◆ Source material:
◇ ◇ ◇ ◇ ◇ ◇ ◇

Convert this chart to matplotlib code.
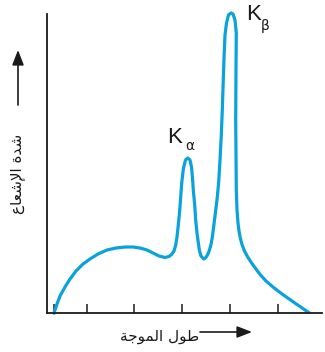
import matplotlib
matplotlib.use("Agg")
import matplotlib.pyplot as plt

# curve: wavelength (x) and intensity (y), arbitrary units
wavelength = [7, 10, 13, 18, 23, 29, 36, 43, 51, 60,
              69, 78, 86, 93, 100, 106, 112, 118, 122, 124.7,
              127, 128.7, 130, 131.3, 132.3, 133.5, 134.7, 136.5, 138.5, 140.7,
              143, 144.5, 145.5, 146.3, 147.7, 148.7, 150, 152.3, 154,
              156.7, 158.5, 160.5, 162.3, 164, 165.5, 167.5, 170, 171.7, 173,
              174.3, 175.3, 176.2, 177, 178, 179.5, 181.5, 184, 186, 188,
              189.3, 189, 188.7, 189, 189.3, 190, 191, 192, 193.3, 195,
              197.5, 201, 206, 212.7, 219, 226, 231, 240, 250, 261]
intensity = [0, 9, 17, 26, 34, 42, 49, 54, 59, 63,
             65, 66, 66, 65, 63, 60, 57, 55.5, 56.5, 58.7,
             62, 68, 76, 88, 98, 113, 130, 145, 153, 155,
             153, 146, 135, 123, 108, 93, 80, 63, 57,
             54, 55, 58, 62.5, 68.5, 77, 93, 113, 131, 153,
             178, 203, 231, 255, 278, 290, 298, 300, 299, 293,
             280, 246, 193, 160, 123, 103, 90, 82, 75, 68.5,
             62, 55.5, 48, 39, 32, 26, 22, 15.5, 8.5, 1]
tick_pos = [7, 40, 87, 135, 183, 231]
x_label = "طول الموجة"
y_label = "شدة الإشعاع"
peak_labels = ["α", "β"]

BLUE = "#0aa2dc"
INK = "#1a1a1a"

# minimal Arabic shaping (presentation forms) since matplotlib has no text shaping
FORMS = {
    "ا": (0xFE8D, 0xFE8E), "إ": (0xFE87, 0xFE88), "د": (0xFEA9, 0xFEAA),
    "ة": (0xFE93, 0xFE94), "و": (0xFEED, 0xFEEE),
    "ش": (0xFEB5, 0xFEB6, 0xFEB7, 0xFEB8), "ع": (0xFEC9, 0xFECA, 0xFECB, 0xFECC),
    "ط": (0xFEC1, 0xFEC2, 0xFEC3, 0xFEC4), "ل": (0xFEDD, 0xFEDE, 0xFEDF, 0xFEE0),
    "م": (0xFEE1, 0xFEE2, 0xFEE3, 0xFEE4), "ج": (0xFE9D, 0xFE9E, 0xFE9F, 0xFEA0),
    "LA": (0xFEFB, 0xFEFC), "LI": (0xFEF9, 0xFEFA),
}


def shape(text):
    chars = []
    i = 0
    while i < len(text):
        c = text[i]
        if c == "ل" and i + 1 < len(text) and text[i + 1] in "اإ":
            chars.append("LA" if text[i + 1] == "ا" else "LI")
            i += 2
            continue
        chars.append(c)
        i += 1
    out = []
    for k, c in enumerate(chars):
        if c not in FORMS:
            out.append(c)
            continue
        prev = chars[k - 1] if k > 0 else None
        nxt = chars[k + 1] if k + 1 < len(chars) else None
        jp = prev in FORMS and len(FORMS[prev]) == 4
        jn = len(FORMS[c]) == 4 and nxt in FORMS
        f = FORMS[c]
        if jp and jn:
            out.append(chr(f[3]))
        elif jn:
            out.append(chr(f[2]))
        elif jp:
            out.append(chr(f[1]))
        else:
            out.append(chr(f[0]))
    return "".join(reversed(out))


fig = plt.figure(figsize=(3.25, 3.52), dpi=100)
W, H = 325, 352
ax = fig.add_axes([47 / W, 39 / H, 275 / W, 299 / H])
ax.plot(wavelength, intensity, color=BLUE, lw=2.3, clip_on=False,
        solid_joinstyle="round")
ax.set_xlim(0, 275)
ax.set_ylim(0, 299)
for s in ["top", "right"]:
    ax.spines[s].set_visible(False)
for s in ["left", "bottom"]:
    ax.spines[s].set_linewidth(1.3)
    ax.spines[s].set_color(INK)
ax.set_xticks(tick_pos)
ax.tick_params(axis="x", direction="in", length=6.5, width=1.1,
               labelbottom=False, color=INK)
ax.set_yticks([])


def px(x, y):
    return x / W, 1 - y / H


# peak labels
fig.text(*px(167, 143), "K", fontsize=16, family="Liberation Sans",
         color=INK, ha="left", va="baseline")
fig.text(*px(185, 150), peak_labels[0], fontsize=10, family="DejaVu Sans",
         color=INK, ha="left", va="baseline")
fig.text(*px(246, 20), "K", fontsize=16, family="Liberation Sans",
         color=INK, ha="left", va="baseline")
fig.text(*px(261, 30), peak_labels[1], fontsize=10, family="DejaVu Sans",
         color=INK, ha="left", va="baseline")

# axis titles with arrows
fig.text(*px(160, 337), shape(x_label), fontsize=11, family="DejaVu Sans",
         ha="center", va="center", color=INK)
fig.text(*px(18, 174), shape(y_label), fontsize=11, family="DejaVu Sans",
         ha="center", va="center", rotation=90, color=INK)
arrow = dict(arrowstyle="-|>,head_length=0.9,head_width=0.35", color=INK,
             lw=1.2, shrinkA=0, shrinkB=0)
ax.annotate("", xy=px(252, 332), xytext=px(200, 332),
            xycoords="figure fraction", textcoords="figure fraction",
            arrowprops=arrow)
ax.annotate("", xy=px(18, 50), xytext=px(18, 105),
            xycoords="figure fraction", textcoords="figure fraction",
            arrowprops=arrow)

fig.savefig("out.png", dpi=100)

◇ ◇ ◇ ◇ ◇ ◇ ◇

◆ Task to carry out:
Retype the listing exactly. Pictures do not belong in the copy.

◆ Output for this task:
Convert this chart to matplotlib code.
import matplotlib
matplotlib.use("Agg")
import matplotlib.pyplot as plt

# curve: wavelength (x) and intensity (y), arbitrary units
wavelength = [7, 10, 13, 18, 23, 29, 36, 43, 51, 60,
              69, 78, 86, 93, 100, 106, 112, 118, 122, 124.7,
              127, 128.7, 130, 131.3, 132.3, 133.5, 134.7, 136.5, 138.5, 140.7,
              143, 144.5, 145.5, 146.3, 147.7, 148.7, 150, 152.3, 154,
              156.7, 158.5, 160.5, 162.3, 164, 165.5, 167.5, 170, 171.7, 173,
              174.3, 175.3, 176.2, 177, 178, 179.5, 181.5, 184, 186, 188,
              189.3, 189, 188.7, 189, 189.3, 190, 191, 192, 193.3, 195,
              197.5, 201, 206, 212.7, 219, 226, 231, 240, 250, 261]
intensity = [0, 9, 17, 26, 34, 42, 49, 54, 59, 63,
             65, 66, 66, 65, 63, 60, 57, 55.5, 56.5, 58.7,
             62, 68, 76, 88, 98, 113, 130, 145, 153, 155,
             153, 146, 135, 123, 108, 93, 80, 63, 57,
             54, 55, 58, 62.5, 68.5, 77, 93, 113, 131, 153,
             178, 203, 231, 255, 278, 290, 298, 300, 299, 293,
             280, 246, 193, 160, 123, 103, 90, 82, 75, 68.5,
             62, 55.5, 48, 39, 32, 26, 22, 15.5, 8.5, 1]
tick_pos = [7, 40, 87, 135, 183, 231]
x_label = "طول الموجة"
y_label = "شدة الإشعاع"
peak_labels = ["α", "β"]

BLUE = "#0aa2dc"
INK = "#1a1a1a"

# minimal Arabic shaping (presentation forms) since matplotlib has no text shaping
FORMS = {
    "ا": (0xFE8D, 0xFE8E), "إ": (0xFE87, 0xFE88), "د": (0xFEA9, 0xFEAA),
    "ة": (0xFE93, 0xFE94), "و": (0xFEED, 0xFEEE),
    "ش": (0xFEB5, 0xFEB6, 0xFEB7, 0xFEB8), "ع": (0xFEC9, 0xFECA, 0xFECB, 0xFECC),
    "ط": (0xFEC1, 0xFEC2, 0xFEC3, 0xFEC4), "ل": (0xFEDD, 0xFEDE, 0xFEDF, 0xFEE0),
    "م": (0xFEE1, 0xFEE2, 0xFEE3, 0xFEE4), "ج": (0xFE9D, 0xFE9E, 0xFE9F, 0xFEA0),
    "LA": (0xFEFB, 0xFEFC), "LI": (0xFEF9, 0xFEFA),
}


def shape(text):
    chars = []
    i = 0
    while i < len(text):
        c = text[i]
        if c == "ل" and i + 1 < len(text) and text[i + 1] in "اإ":
            chars.append("LA" if text[i + 1] == "ا" else "LI")
            i += 2
            continue
        chars.append(c)
        i += 1
    out = []
    for k, c in enumerate(chars):
        if c not in FORMS:
            out.append(c)
            continue
        prev = chars[k - 1] if k > 0 else None
        nxt = chars[k + 1] if k + 1 < len(chars) else None
        jp = prev in FORMS and len(FORMS[prev]) == 4
        jn = len(FORMS[c]) == 4 and nxt in FORMS
        f = FORMS[c]
        if jp and jn:
            out.append(chr(f[3]))
        elif jn:
            out.append(chr(f[2]))
        elif jp:
            out.append(chr(f[1]))
        else:
            out.append(chr(f[0]))
    return "".join(reversed(out))


fig = plt.figure(figsize=(3.25, 3.52), dpi=100)
W, H = 325, 352
ax = fig.add_axes([47 / W, 39 / H, 275 / W, 299 / H])
ax.plot(wavelength, intensity, color=BLUE, lw=2.3, clip_on=False,
        solid_joinstyle="round")
ax.set_xlim(0, 275)
ax.set_ylim(0, 299)
for s in ["top", "right"]:
    ax.spines[s].set_visible(False)
for s in ["left", "bottom"]:
    ax.spines[s].set_linewidth(1.3)
    ax.spines[s].set_color(INK)
ax.set_xticks(tick_pos)
ax.tick_params(axis="x", direction="in", length=6.5, width=1.1,
               labelbottom=False, color=INK)
ax.set_yticks([])


def px(x, y):
    return x / W, 1 - y / H


# peak labels
fig.text(*px(167, 143), "K", fontsize=16, family="Liberation Sans",
         color=INK, ha="left", va="baseline")
fig.text(*px(185, 150), peak_labels[0], fontsize=10, family="DejaVu Sans",
         color=INK, ha="left", va="baseline")
fig.text(*px(246, 20), "K", fontsize=16, family="Liberation Sans",
         color=INK, ha="left", va="baseline")
fig.text(*px(261, 30), peak_labels[1], fontsize=10, family="DejaVu Sans",
         color=INK, ha="left", va="baseline")

# axis titles with arrows
fig.text(*px(160, 337), shape(x_label), fontsize=11, family="DejaVu Sans",
         ha="center", va="center", color=INK)
fig.text(*px(18, 174), shape(y_label), fontsize=11, family="DejaVu Sans",
         ha="center", va="center", rotation=90, color=INK)
arrow = dict(arrowstyle="-|>,head_length=0.9,head_width=0.35", color=INK,
             lw=1.2, shrinkA=0, shrinkB=0)
ax.annotate("", xy=px(252, 332), xytext=px(200, 332),
            xycoords="figure fraction", textcoords="figure fraction",
            arrowprops=arrow)
ax.annotate("", xy=px(18, 50), xytext=px(18, 105),
            xycoords="figure fraction", textcoords="figure fraction",
            arrowprops=arrow)

fig.savefig("out.png", dpi=100)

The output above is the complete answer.